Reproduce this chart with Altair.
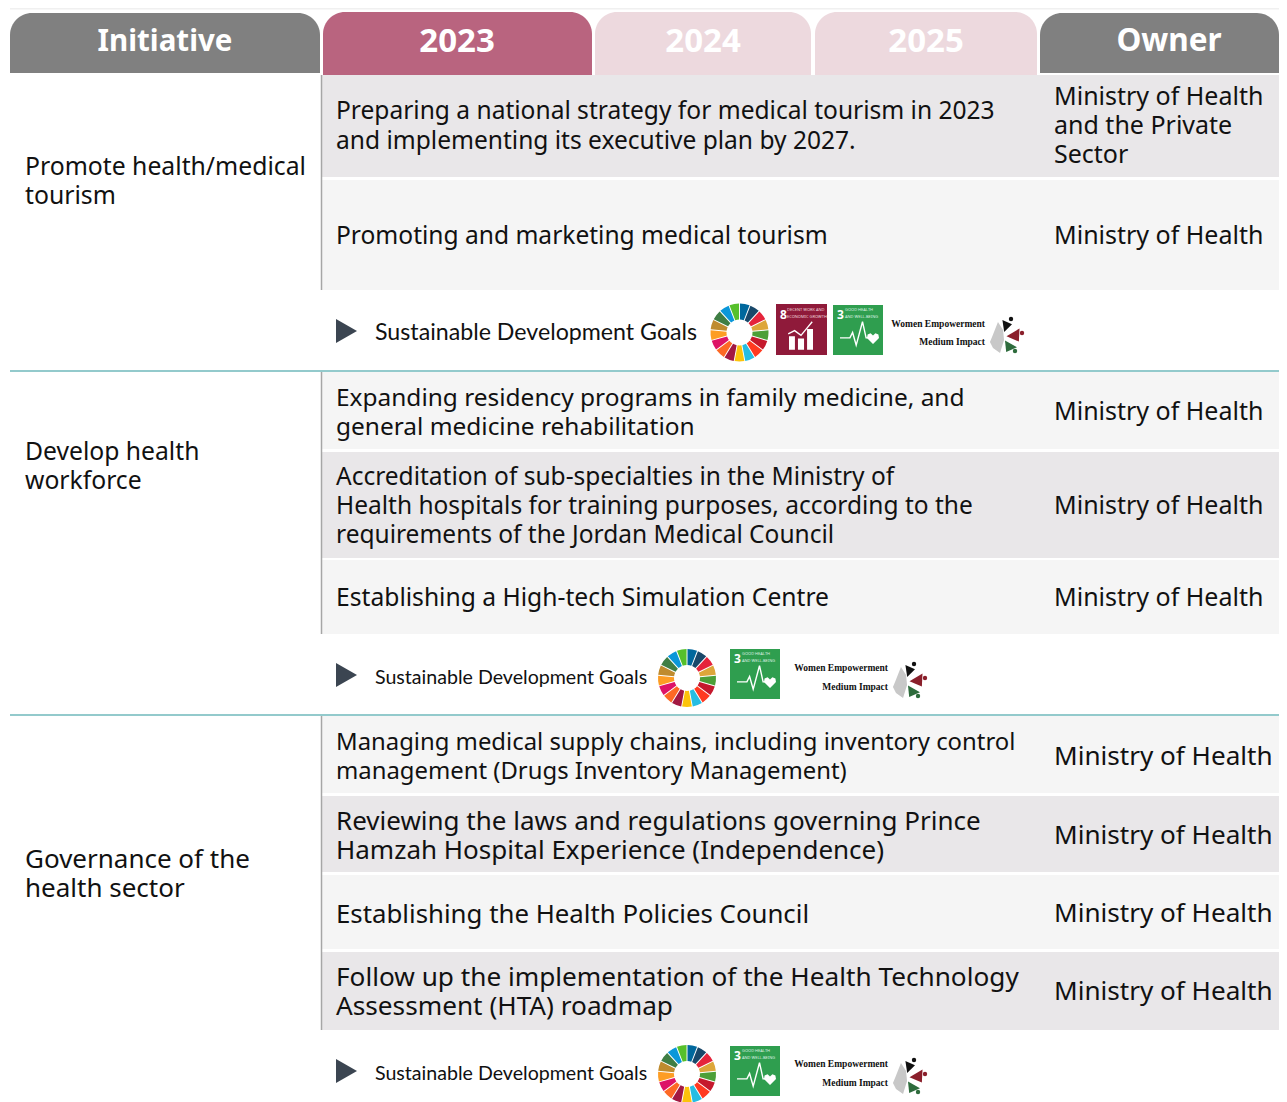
import math
import altair as alt
import pandas as pd

W, H = 1271, 1094
FONT = "Noto Sans"
X = alt.Scale(domain=[8, 1279], nice=False, zero=False)
Y = alt.Scale(domain=[1102, 8], nice=False, zero=False)

# --- table content ---
headers = ["Initiative", "2023", "2024", "2025", "Owner"]
header_size = [29.5, 33, 33, 33, 31.5]
header_x0 = [10, 323, 595, 815, 1040]
header_x1 = [320, 592, 811, 1037, 1279]
header_y0 = [13, 12, 12, 12, 13]
header_y1 = [73, 75, 75, 75, 73]
header_fill = ["#808080", "#B9647F", "#EDD9DE", "#EDD9DE", "#808080"]

row_y0 = [75, 180, 372, 452, 560, 716, 796, 875, 952]
row_y1 = [177, 290, 449, 558, 634, 793, 872, 949, 1030]
row_fill = ["#E9E7E9", "#F5F5F5", "#F5F5F5", "#E9E7E9", "#F5F5F5",
            "#F5F5F5", "#E9E7E9", "#F5F5F5", "#E9E7E9"]

initiatives = ["Promote health/medical", "tourism", "Develop health", "workforce",
               "Governance of the", "health sector"]
initiative_y = [168, 197, 453, 482, 860, 889]
initiative_size = [24.75, 24.75, 24.7, 24.7, 26, 26]

task_lines = [
    "Preparing a national strategy for medical tourism in 2023",
    "and implementing its executive plan by 2027.",
    "Promoting and marketing medical tourism",
    "Expanding residency programs in family medicine, and",
    "general medicine rehabilitation",
    "Accreditation of sub-specialties in the Ministry of",
    "Health hospitals for training purposes, according to the",
    "requirements of the Jordan Medical Council",
    "Establishing a High-tech Simulation Centre",
    "Managing medical supply chains, including inventory control",
    "management (Drugs Inventory Management)",
    "Reviewing the laws and regulations governing Prince",
    "Hamzah Hospital Experience (Independence)",
    "Establishing the Health Policies Council",
    "Follow up the implementation of the Health Technology",
    "Assessment (HTA) roadmap",
]
task_y = [112, 142, 237, 399, 428, 478, 507, 536, 599, 743, 772, 822, 851, 915, 978, 1007]
task_size = [24.55, 24.55, 24.55, 24.45, 24.45, 24.5, 24.5, 24.5, 24.65, 23.86, 23.86,
             26, 26, 25.8, 26.2, 26.2]

owner_lines = ["Ministry of Health", "and the Private", "Sector", "Ministry of Health",
               "Ministry of Health", "Ministry of Health", "Ministry of Health",
               "Ministry of Health", "Ministry of Health", "Ministry of Health",
               "Ministry of Health"]
owner_y = [96.5, 125.5, 154.5, 235.5, 411.5, 505.5, 597.5, 756.5, 835.5, 913.5, 991.5]
owner_size = [25, 25, 25, 25, 25, 25, 25, 26.1, 26.1, 26.1, 26.1]

# --- goal strips ---
sdg_label = "Sustainable Development Goals"
strip_y = [333, 678, 1074]
strip_size = [23.2, 19.6, 19.6]
strip_font = ["Lato", "Lato", "Lato"]
wheel_x = [739.5, 687, 687]
wheel_y = [332.5, 678, 1074]
wheel_colors = ["#E5243B", "#DDA63A", "#4C9F38", "#C5192D", "#FF3A21", "#26BDE2",
                "#FCC30B", "#A21942", "#FD6925", "#DD1367", "#FD9D24", "#BF8B2E",
                "#3F7E44", "#0A97D9", "#56C02B", "#00689D", "#19486A"]
wheel_start_deg = 42.4
teal_lines = [371, 715]

# tiles (x, y of top-left), origin of icons by strip
green_tile_x = [833, 730, 730]
green_tile_y = [305, 649, 1046]
maroon_tile_x = [776]
maroon_tile_y = [304]
emp_x = [985, 888, 888]
emp_y1 = [324, 668, 1064]
emp_y2 = [342, 687, 1083]
icon_dx = [0, -97, -97]
icon_dy = [0, 345, 741]


def frame(**kw):
    return pd.DataFrame(kw)


def rects(df, **mark):
    return alt.Chart(df).mark_rect(**mark).encode(
        x=alt.X("x0:Q", scale=X, axis=None), x2="x1:Q",
        y=alt.Y("y0:Q", scale=Y, axis=None), y2="y1:Q",
        fill=alt.Fill("fill:N", scale=None),
    )


def rules(df, color, width):
    return alt.Chart(df).mark_rule(color=color, strokeWidth=width).encode(
        x=alt.X("x0:Q", scale=X, axis=None), x2="x1:Q",
        y=alt.Y("y0:Q", scale=Y, axis=None), y2="y1:Q",
    )


def texts(df, align="left", color="#111111", font=FONT, weight="normal"):
    return alt.Chart(df).mark_text(
        align=align, baseline="middle", color=color, font=font, fontWeight=weight
    ).encode(
        x=alt.X("x:Q", scale=X, axis=None),
        y=alt.Y("y:Q", scale=Y, axis=None),
        text="t:N",
        size=alt.Size("s:Q", scale=None),
    )


def glyph(path, xs, ys, radius, color, filled=True, stroke_width=1.0):
    df = frame(x=xs, y=ys)
    kw = dict(shape=path, size=(2 * radius) ** 2, filled=filled, opacity=1, color=color)
    if not filled:
        kw["strokeWidth"] = stroke_width
    else:
        kw["strokeWidth"] = 0
    return alt.Chart(df).mark_point(**kw).encode(
        x=alt.X("x:Q", scale=X, axis=None), y=alt.Y("y:Q", scale=Y, axis=None)
    )


layers = []

# faint top rule
layers.append(rects(frame(x0=[10], x1=[1279], y0=[8], y1=[9.5], fill=["#F0F0F0"])))

# rows
layers.append(rects(frame(x0=[322] * 9, x1=[1279] * 9, y0=row_y0, y1=row_y1, fill=row_fill)))

# headers
layers.append(rects(frame(x0=header_x0, x1=header_x1, y0=header_y0, y1=header_y1, fill=header_fill),
                    cornerRadiusTopLeft=22, cornerRadiusTopRight=22))

# separators
layers.append(rules(frame(x0=[10, 10], x1=[1279, 1279], y0=teal_lines, y1=teal_lines), "#6FB9BB", 1.5))
layers.append(rules(frame(x0=[321.5] * 3, x1=[321.5] * 3, y0=[75, 372, 716], y1=[290, 634, 1030]), "#A6A6A6", 1.5))

# header text
layers.append(texts(frame(x=[165, 457, 703, 926, 1169], y=[42] * 5, t=headers, s=header_size),
                    align="center", color="#FFFFFF", weight="bold"))

# body text
layers.append(texts(frame(x=[25] * 6, y=initiative_y, t=initiatives, s=initiative_size)))
layers.append(texts(frame(x=[336] * 16, y=task_y, t=task_lines, s=task_size)))
layers.append(texts(frame(x=[1054] * 11, y=owner_y, t=owner_lines, s=owner_size)))
for yy, ss, ff in zip(strip_y, strip_size, strip_font):
    layers.append(texts(frame(x=[375], y=[yy], t=[sdg_label], s=[ss]), font=ff))

# play markers
layers.append(glyph("M-0.875,-1L0.875,0L-0.875,1Z", [346.5] * 3, [331, 675, 1071], 12, "#3B4551"))

# wheels
wheel_rows = []
step = 360 / len(wheel_colors)
for cx, cy in zip(wheel_x, wheel_y):
    for i, c in enumerate(wheel_colors):
        a0 = math.radians(wheel_start_deg + i * step)
        a1 = math.radians(wheel_start_deg + (i + 1) * step)
        wheel_rows.append(dict(x=cx, y=cy, t0=a0, t1=a1, c=c))
layers.append(
    alt.Chart(pd.DataFrame(wheel_rows)).mark_arc(innerRadius=13, outerRadius=29, padAngle=0.03).encode(
        x=alt.X("x:Q", scale=X, axis=None), y=alt.Y("y:Q", scale=Y, axis=None),
        theta=alt.Theta("t0:Q", scale=None), theta2="t1:Q",
        fill=alt.Fill("c:N", scale=None),
    )
)

# tiles
layers.append(rects(frame(x0=maroon_tile_x, x1=[x + 51 for x in maroon_tile_x],
                          y0=maroon_tile_y, y1=[y + 51 for y in maroon_tile_y], fill=["#8F1A3A"])))
layers.append(rects(frame(x0=green_tile_x, x1=[x + 50 for x in green_tile_x],
                          y0=green_tile_y, y1=[y + 50 for y in green_tile_y], fill=["#2F9E4F"] * 3)))

# tile numerals + captions
layers.append(texts(frame(x=[780], y=[315], t=["8"], s=[12]), color="#FFFFFF", weight="bold"))
layers.append(texts(frame(x=[787, 787], y=[310, 317], t=["DECENT WORK AND", "ECONOMIC GROWTH"], s=[4, 4]),
                    color="#F0D8DE"))
layers.append(texts(frame(x=[x + 4 for x in green_tile_x], y=[y + 10 for y in green_tile_y],
                          t=["3"] * 3, s=[12] * 3), color="#FFFFFF", weight="bold"))
cap_x, cap_y, cap_t = [], [], []
for x, y in zip(green_tile_x, green_tile_y):
    cap_x += [x + 12, x + 12]
    cap_y += [y + 5, y + 12]
    cap_t += ["GOOD HEALTH", "AND WELL-BEING"]
layers.append(texts(frame(x=cap_x, y=cap_y, t=cap_t, s=[4] * 6), color="#DDF0E2"))

# tile icons
layers.append(glyph("M-0.75,-0.05H-0.38V0.8H-0.75ZM-0.19,0.1H0.19V0.8H-0.19ZM0.38,-0.5H0.75V0.8H0.38Z",
                    [801], [337], 16, "#FFFFFF"))
layers.append(glyph("M-0.8,-0.2L-0.4,-0.4L0,-0.1L0.45,-0.65L0.7,-0.95", [801], [337], 16, "#FFFFFF",
                    filled=False, stroke_width=1.4))
green_cx = [x + 25 for x in green_tile_x]
green_cy = [y + 32 for y in green_tile_y]
layers.append(glyph("M-1,0.05H-0.45L-0.3,-0.25L-0.1,0.45L0.25,-0.85L0.45,0.05H0.6",
                    green_cx, green_cy, 18, "#FFFFFF", filled=False, stroke_width=1.4))
layers.append(glyph("M0,1L-1,0L-0.9,-0.6L-0.4,-0.8L0,-0.4L0.4,-0.8L0.9,-0.6L1,0Z",
                    [x + 15 for x in green_cx], [y + 1 for y in green_cy], 6, "#FFFFFF"))

# women empowerment stamp
layers.append(texts(frame(x=emp_x * 2, y=emp_y1 + emp_y2,
                          t=["Women Empowerment"] * 3 + ["Medium Impact"] * 3, s=[9.5] * 6),
                    align="right", font="Liberation Serif", weight="bold"))


def icon(dx0, dy0):
    return [x + dx0 for x in icon_dx], [y + dy0 for y in icon_dy]


fx, fy = icon(997, 337)
layers.append(glyph("M0.06,-0.94L-0.31,0L-0.44,0.31L-0.25,0.69L0.19,1L0.44,0.19L0.38,-0.44Z", fx, fy, 16, "#C8C8C8"))
bx, by = icon(1006, 326)
layers.append(glyph("M-0.6,-1L1,-0.3L-0.3,1Z", bx, by, 6, "#111111"))
dx, dy = icon(1011, 319)
layers.append(glyph("circle", dx, dy, 2.2, "#111111"))
rx, ry = icon(1013, 335)
layers.append(glyph("M-1,0.2L1,-1L0.9,1Z", rx, ry, 6.5, "#8A1F2B"))
dx, dy = icon(1022, 333)
layers.append(glyph("circle", dx, dy, 2.2, "#8A1F2B"))
gx, gy = icon(1011, 346)
layers.append(glyph("M-1,-0.9L1,0.2L-0.8,1Z", gx, gy, 6, "#2E6B3C"))
dx, dy = icon(1015, 351)
layers.append(glyph("circle", dx, dy, 2.2, "#2E6B3C"))

chart = alt.layer(*layers).properties(
    width=W, height=H, padding=0, autosize=alt.AutoSizeParams(type="none"),
    background="#FFFFFF",
).configure_view(stroke=None)

chart.save("out.html", embed_options={"renderer": "svg", "actions": False})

================================

> Task brief: Make an exact copy of the lines from the top of the material through the line with "Y = alt.Scale(domain=[1102, 8], nice=False, zero=False)", pictures excluded.

> Exercise response:
Reproduce this chart with Altair.
import math
import altair as alt
import pandas as pd

W, H = 1271, 1094
FONT = "Noto Sans"
X = alt.Scale(domain=[8, 1279], nice=False, zero=False)
Y = alt.Scale(domain=[1102, 8], nice=False, zero=False)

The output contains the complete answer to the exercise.